Kenanga Research & Investment

Mah Sing Group Berhad - Unwarranted Laggard

kiasutrader
Publish date: Fri, 30 May 2014, 09:53 AM

Period  1Q14

Actual vs. Expectations 1Q14 core earnings of RM84m came in within expectations, accounting for 25% of street and our estimates for the full-year.

 Sales amounted to RM770m (3% QoQ, 3% YoY) for 1Q14 which makes-up 21% of management’s FY14E sales target of RM3.6b and 23% of our RM3.3b. Major drivers were Savanna Suites @ Southville, commercial shops at D’sara Sentral and Icon City.

Dividends  None, as expected.

Key Results Highlights QoQ, earnings was up by 19% due to stronger billings from on-going projects (e.g. Icon City, M

residence@Rawang, M City@Jln Ampang).
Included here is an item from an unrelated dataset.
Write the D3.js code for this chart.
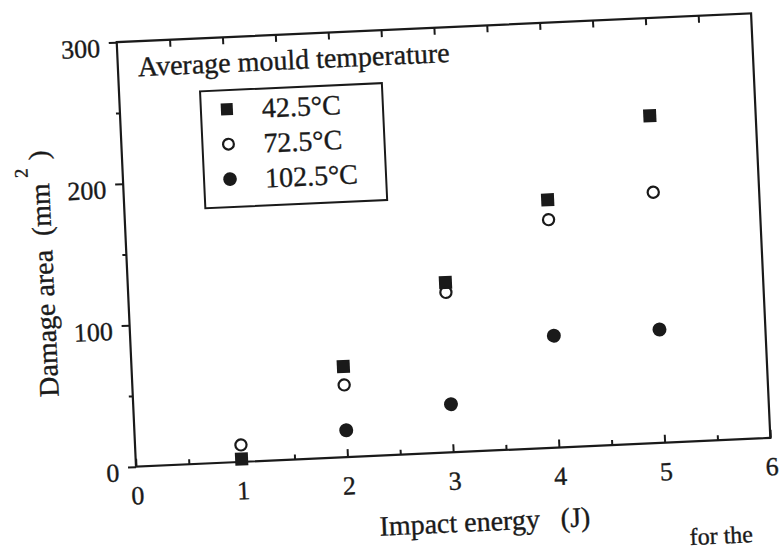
<!DOCTYPE html>
<meta charset="utf-8">
<style>
    body { margin: 0; background: #fff; }
    svg { font-family: "Liberation Serif", "Times New Roman", serif; fill: #1a1a1a; }
    svg text { stroke: #1a1a1a; stroke-width: 0.35; }
    .axis line { stroke: #1a1a1a; stroke-width: 2; }
    .axis text { font-size: 26px; fill: #1a1a1a; font-family: "Liberation Serif", serif; }
    .axis path { display: none; }
</style>
<svg width="782" height="549"></svg>
<script src="https://d3js.org/d3.v7.min.js"></script>
<script>

    var energy = [1, 2, 3, 4, 5],
        area425 = [2, 64, 120, 175, 231],
        area725 = [12, 51, 113, 161, 177],
        energy1025 = [2, 3, 4, 5],
        area1025 = [19, 34, 79, 80];

    var xTicks = [0, 1, 2, 3, 4, 5, 6],
        xMinor = [0.5, 1.5, 2.5, 3.5, 4.5, 5.5],
        yTicks = [0, 100, 200, 300],
        yMinor = [50, 150, 250],
        legendLabels = ["42.5°C", "72.5°C", "102.5°C"];

    var svg = d3.select("svg"),
        width = 635,
        height = 425;

    var x = d3.scaleLinear().domain([0, 6]).range([0, width]),
        y = d3.scaleLinear().domain([0, 300]).range([height, 0]);

    // the scanned figure is a little tilted, so tilt the whole plot
    var g = svg.append("g")
        .attr("transform", "translate(136,466.7) rotate(-2.6) translate(0," + (-height) + ")");

    g.append("rect")
        .attr("width", width)
        .attr("height", height)
        .attr("fill", "none")
        .attr("stroke", "#1a1a1a")
        .attr("stroke-width", 2.2);

    // bottom axis, ticks point inward
    g.append("g")
        .attr("class", "axis")
        .attr("transform", "translate(0," + height + ")")
        .call(d3.axisBottom(x).tickValues(xTicks).tickSize(-8).tickPadding(19).tickFormat(d3.format("d")));

    g.append("g")
        .attr("class", "axis")
        .attr("transform", "translate(0," + height + ")")
        .call(d3.axisBottom(x).tickValues(xMinor).tickSize(-5).tickFormat(""));

    // top axis, no labels
    g.append("g")
        .attr("class", "axis")
        .call(d3.axisTop(x).tickValues(xMinor.concat(xTicks.slice(1, 6))).tickSize(-7).tickFormat(""));

    // left axis, ticks point outward
    g.append("g")
        .attr("class", "axis")
        .call(d3.axisLeft(y).tickValues(yTicks).tickSize(8).tickPadding(9).tickFormat(d3.format("d")))
        .selectAll("text").attr("dy", "0.52em");

    g.append("g")
        .attr("class", "axis")
        .call(d3.axisLeft(y).tickValues(yMinor).tickSize(4).tickFormat(""));

    // data
    g.selectAll(".sq")
        .data(d3.zip(energy, area425))
        .enter().append("rect")
        .attr("class", "sq")
        .attr("x", function(d) { return x(d[0]) - 6.5; })
        .attr("y", function(d) { return y(d[1]) - 6.5; })
        .attr("width", 13)
        .attr("height", 13)
        .attr("fill", "#1a1a1a");

    g.selectAll(".open")
        .data(d3.zip(energy, area725))
        .enter().append("circle")
        .attr("class", "open")
        .attr("cx", function(d) { return x(d[0]); })
        .attr("cy", function(d) { return y(d[1]); })
        .attr("r", 5.6)
        .attr("fill", "none")
        .attr("stroke", "#1a1a1a")
        .attr("stroke-width", 2.2);

    g.selectAll(".dot")
        .data(d3.zip(energy1025, area1025))
        .enter().append("circle")
        .attr("class", "dot")
        .attr("cx", function(d) { return x(d[0]); })
        .attr("cy", function(d) { return y(d[1]); })
        .attr("r", 7)
        .attr("fill", "#1a1a1a");

    // legend
    g.append("text")
        .attr("x", 20)
        .attr("y", 35)
        .attr("font-size", 28)
        .text("Average mould temperature");

    g.append("rect")
        .attr("x", 81)
        .attr("y", 53)
        .attr("width", 182)
        .attr("height", 117)
        .attr("fill", "none")
        .attr("stroke", "#1a1a1a")
        .attr("stroke-width", 2);

    var leg = g.selectAll(".leg")
        .data(legendLabels)
        .enter().append("g")
        .attr("class", "leg")
        .attr("transform", function(d, i) { return "translate(107," + (72 + i * 35) + ")"; });

    leg.append("text")
        .attr("x", 35)
        .attr("y", 10)
        .attr("font-size", 28)
        .text(function(d) { return d; });

    leg.filter(function(d, i) { return i === 0; }).append("rect")
        .attr("x", -6).attr("y", -6).attr("width", 12).attr("height", 12)
        .attr("fill", "#1a1a1a");
    leg.filter(function(d, i) { return i === 1; }).append("circle")
        .attr("r", 5.4).attr("fill", "none").attr("stroke", "#1a1a1a").attr("stroke-width", 2.2);
    leg.filter(function(d, i) { return i === 2; }).append("circle")
        .attr("r", 6.8).attr("fill", "#1a1a1a");

    // axis titles
    g.append("text")
        .attr("x", 346)
        .attr("y", height + 80)
        .attr("text-anchor", "middle")
        .attr("font-size", 28)
        .attr("xml:space", "preserve")
        .text("Impact energy   (J)");

    var yt = g.append("text")
        .attr("transform", "translate(-74," + (height - 197) + ") rotate(-90)")
        .attr("text-anchor", "middle")
        .attr("font-size", 28)
        .attr("xml:space", "preserve");
    yt.append("tspan").text("Damage area  (mm");
    yt.append("tspan").attr("dx", 6).attr("dy", -21).attr("font-size", 19).text("2");
    yt.append("tspan").attr("dx", 8).attr("dy", 21).text(")");

    // caption fragment at the bottom of the scan
    svg.append("text")
        .attr("transform", "translate(690,545) rotate(-2.6)")
        .attr("font-size", 24)
        .text("for the");
</script>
Some of these projects carry higher margins resulting in operating margins expanding from 15.8% to 17.3%. Net gearing rose to 0.25x from 0.15x as the group settled their land obligations for the year. We believe that net gearing will be capped at 0.4x by end FY14.
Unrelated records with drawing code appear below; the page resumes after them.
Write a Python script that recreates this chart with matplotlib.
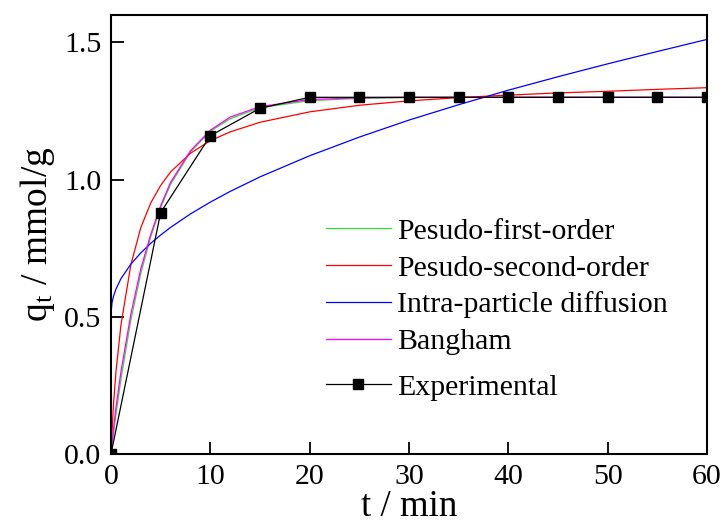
import matplotlib
matplotlib.use('Agg')
import matplotlib.pyplot as plt

# experimental data
t_exp = [0, 5, 10, 15, 20, 25, 30, 35, 40, 45, 50, 55, 60]
q_exp = [0, 0.88, 1.16, 1.26, 1.30, 1.30, 1.30, 1.30, 1.30, 1.30, 1.30, 1.30, 1.30]

# model curves
t_fit = [0, 0.1, 0.25, 0.5, 1, 2, 3, 4, 5, 6, 8, 10, 12, 15, 20, 25, 30, 35, 40, 45, 50, 55, 60]
q_pfo = [0, 0.03, 0.074, 0.144, 0.272, 0.488, 0.658, 0.792, 0.898, 0.983, 1.101, 1.176, 1.222,
         1.262, 1.288, 1.296, 1.299, 1.30, 1.30, 1.30, 1.30, 1.30, 1.30]
q_pso = [0, 0.08, 0.18, 0.30, 0.47, 0.69, 0.825, 0.915, 0.979, 1.028, 1.096, 1.142, 1.174,
         1.209, 1.247, 1.271, 1.287, 1.299, 1.308, 1.316, 1.322, 1.329, 1.335]
q_ipd = [0.51, 0.551, 0.575, 0.601, 0.639, 0.692, 0.733, 0.768, 0.798, 0.826, 0.875, 0.918, 0.957,
         1.010, 1.087, 1.155, 1.217, 1.273, 1.326, 1.375, 1.422, 1.467, 1.511]
q_bang = [0, 0.04, 0.09, 0.17, 0.30, 0.51, 0.675, 0.80, 0.905, 0.99, 1.105, 1.18, 1.228,
          1.266, 1.292, 1.298, 1.30, 1.30, 1.30, 1.30, 1.30, 1.30, 1.30]

plt.rcParams['font.family'] = ['Liberation Serif', 'DejaVu Serif']
plt.rcParams['mathtext.fontset'] = 'stix'

fig = plt.figure(figsize=(7.24, 5.28), dpi=100)
ax = fig.add_axes([111/724, 1-454/528, 596/724, 439/528])

l1, = ax.plot(t_fit, q_pfo, color='#33dd33', lw=0.9, label='Pesudo-first-order')
l2, = ax.plot(t_fit, q_pso, color='red', lw=0.9, label='Pesudo-second-order')
l3, = ax.plot(t_fit, q_ipd, color='blue', lw=0.9, label='Intra-particle diffusion')
l4, = ax.plot(t_fit, q_bang, color='magenta', lw=0.9, label='Bangham')
l5, = ax.plot(t_exp, q_exp, '-s', color='black', lw=0.9, ms=7.5, label='Experimental')

ax.set_xlim(0, 60)
ax.set_ylim(0, 1.6)
ax.set_xticks([0, 10, 20, 30, 40, 50, 60])
ax.set_yticks([0.0, 0.5, 1.0, 1.5])
ax.set_yticklabels(['0.0', '0.5', '1.0', '1.5'])
ax.tick_params(direction='in', length=9, width=1.3, labelsize=21.5, pad=7)
for s in ax.spines.values():
    s.set_linewidth(1.5)

ax.set_xlabel('t / min', fontsize=26.5, labelpad=0)
ax.set_ylabel(r'q$_\mathregular{t}$ / mmol/g', fontsize=27, labelpad=5)

leg1 = ax.legend(handles=[l1, l2, l3, l4], loc='upper left', bbox_to_anchor=(0.34, 0.565),
                 frameon=False, fontsize=21.5, handlelength=2.2, handletextpad=0.2,
                 labelspacing=0.33, borderaxespad=0)
ax.add_artist(leg1)
ax.legend(handles=[l5], loc='upper left', bbox_to_anchor=(0.34, 0.21), frameon=False,
          fontsize=21.5, handlelength=2.2, handletextpad=0.2, numpoints=1, markerscale=0.95,
          borderaxespad=0)

fig.savefig('out.png', dpi=100)
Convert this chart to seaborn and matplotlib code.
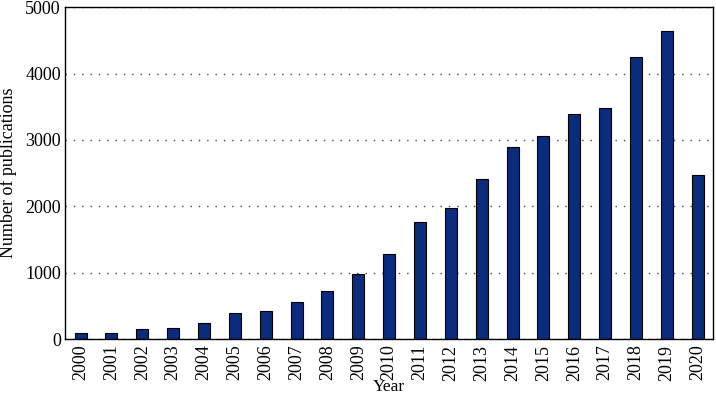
import matplotlib
matplotlib.use("Agg")
import matplotlib.pyplot as plt
import seaborn as sns
import pandas as pd

years = [str(y) for y in range(2000, 2021)]
publications = [97, 97, 152, 167, 242, 394, 424, 556, 727, 980, 1279,
                1760, 1975, 2414, 2887, 3053, 3389, 3484, 4252, 4643, 2475]
y_ticks = [0, 1000, 2000, 3000, 4000, 5000]

df = pd.DataFrame({"Year": years, "Publications": publications})

sns.set_style("white")
plt.rcParams["font.family"] = ["Liberation Serif", "DejaVu Serif"]
plt.rcParams["text.color"] = "black"
plt.rcParams["axes.labelcolor"] = "black"
plt.rcParams["xtick.color"] = "black"
plt.rcParams["ytick.color"] = "black"

fig = plt.figure(figsize=(7.16, 3.97), dpi=100)
ax = fig.add_axes([0.091, 0.146, 0.905, 0.836])

sns.barplot(data=df, x="Year", y="Publications", color="#0b2b7d",
            width=0.39, edgecolor="black", linewidth=0.8, saturation=1, ax=ax)

ax.set_ylim(0, 5000)
ax.set_xlim(-0.5, len(years) - 0.5)
ax.set_yticks(y_ticks)
ax.yaxis.grid(True, linestyle=(0, (1, 5)), color="#444444", linewidth=1.0)
ax.set_axisbelow(True)
ax.tick_params(axis="x", labelrotation=90, labelsize=13, length=0, pad=4)
ax.tick_params(axis="y", labelsize=13, length=0, pad=3)
ax.set_xlabel("Year", fontsize=12.5, labelpad=-1.5)
ax.set_ylabel("Number of publications", fontsize=13, labelpad=6)
for s in ax.spines.values():
    s.set_color("black")
    s.set_linewidth(1.0)

fig.savefig("out.png", dpi=100)
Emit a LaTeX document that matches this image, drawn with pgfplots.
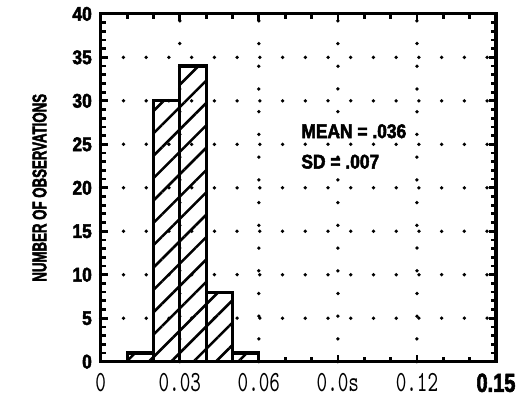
\documentclass[border=0pt]{standalone}
\usepackage{fontspec}
\setmainfont{Liberation Sans}
\newfontfamily\heavy[FakeBold=2.5,FakeStretch=0.88]{Liberation Sans}
\usepackage{pgfplots}
\pgfplotsset{compat=1.18}
\usetikzlibrary{patterns.meta}
\newcommand\xl[1]{\scalebox{1}[1.45]{\ttfamily\fontsize{10.2}{10}\selectfont #1}}
\begin{document}
\begin{tikzpicture}
\begin{axis}[
  scale only axis, width=200pt, height=176pt,
  xmin=0, xmax=0.15, ymin=0, ymax=40,
  clip=false,
  axis line style={line width=1.6pt},
  xtick={0,0.03,0.06,0.09,0.12,0.15},
  xticklabels={\xl{0},\xl{0.03},\xl{0.06},\xl{0.0s},\xl{0.12},{\scalebox{1}[1.15]{\fontsize{11.5}{10}\selectfont\heavy\bfseries 0.15}}},
  minor xtick={0.01,0.02,0.04,0.05,0.07,0.08,0.10,0.11,0.13,0.14},
  ytick={0,5,...,40},
  minor ytick={1,2,3,4,6,7,8,9,11,12,13,14,16,17,18,19,21,22,23,24,26,27,28,29,31,32,33,34,36,37,38,39},
  tick align=inside,
  major tick length=3.5pt, minor tick length=2.5pt,
  every tick/.style={line width=1.4pt, black},
  /pgf/number format/assume math mode=true,
  yticklabel style={font=\fontsize{10}{10}\selectfont\heavy\bfseries, xshift=-1pt},
  xticklabel style={yshift=-2.5pt},
  ylabel={\resizebox{95pt}{7pt}{\heavy\bfseries NUMBER OF OBSERVATIONS}},
  ylabel style={at={(axis description cs:-0.155,0.5)}, anchor=center},
]
% dotted grid
\pgfplotsinvokeforeach{5,10,...,35}{
  \draw[line width=1.9pt, line cap=round, dash pattern=on 0pt off 11.5pt] (axis cs:0,#1) -- (axis cs:0.15,#1);
}
\pgfplotsinvokeforeach{0.03,0.06,0.09,0.12}{
  \draw[line width=1.9pt, line cap=round, dash pattern=on 0pt off 11.5pt] (axis cs:#1,0) -- (axis cs:#1,40);
}
\addplot[ybar interval, draw=black, line width=1.6pt,
  pattern={Lines[angle=45,distance=8pt,line width=1.3pt]}, pattern color=black]
  coordinates {(0.01,1) (0.02,30) (0.03,34) (0.04,8) (0.05,1) (0.06,1)};
\node[anchor=west, font=\fontsize{10}{10}\selectfont\heavy\bfseries, inner sep=0pt] at (axis cs:0.0760,26.5) {MEAN = .036};
\node[anchor=west, font=\fontsize{10}{10}\selectfont\heavy\bfseries, inner sep=0pt] at (axis cs:0.0760,23.0) {SD = .007};
\path (rel axis cs:-0.255,-0.0909) (rel axis cs:1.05,1.04);
\end{axis}
\end{tikzpicture}
\end{document}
 YoY, revenue rose 52% while earnings rose by 21%. This was driven by strong billings on the back of strong sales, although the group recognized lower margin mix as EBIT margins eased by 3.0ppt to 17.3%.

Outlook  In FY14, the group is targeting to launch RM4.0b worth of new projects and will be focusing on the affordable/township housing market, particularly in the Klang Valley, which should drive 60% of new launches for next year. We gather that some 40% of their planned launches will be priced below RM500k/unit, 25% at between RM500-700k/unit while 10% at RM700k-1m/unit, which are digestible prices for urban areas. Management targets FY14E sales of RM3.6b while we assume a more conservative figure of RM3.3b.
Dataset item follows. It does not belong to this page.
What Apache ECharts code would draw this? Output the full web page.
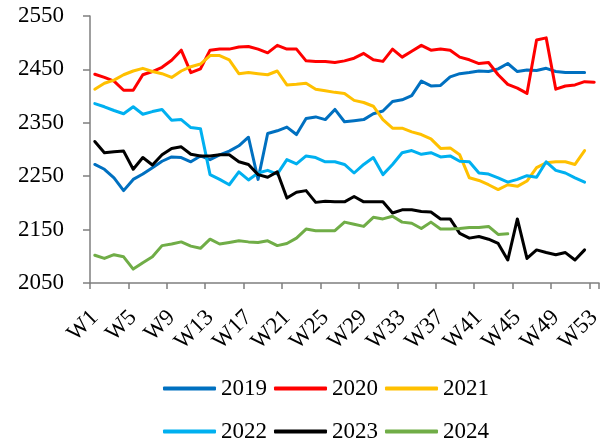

Change to Forecasts No changes to earnings. Unbilled sales of RM4.64b provide 1.5-2 years visibility, making MAHSING one of the few developers with longer visibility period.

Rating Maintain OUTPERFORM

Valuation  No changes to TP of RM2.45 based on 29% discount to its FD RNAV of RM3.43. Out of the 8 developers

(>RM1b market cap) that have already released results, only 3 developers have met their sales target with MAHSING being one of them. This was an extremely commendable quarter and a testament of MAHSING’s execution capabilities given that they are on schedule to meeting their full year target, which is the second highest in town, while most developers have proportionately weaker sales this quarter. The stock has been a laggard amongst the big-cap developers. At current price the stock is trading at trough levels with FY14-15E PER of 9.5x-8.3x while it provides decent dividend yields of 5.6%-6.4%.

Risks to Our Call Unable to meet its sales target. An up-cycle in Singapore’s property sector. Sector risks, including further negative policies.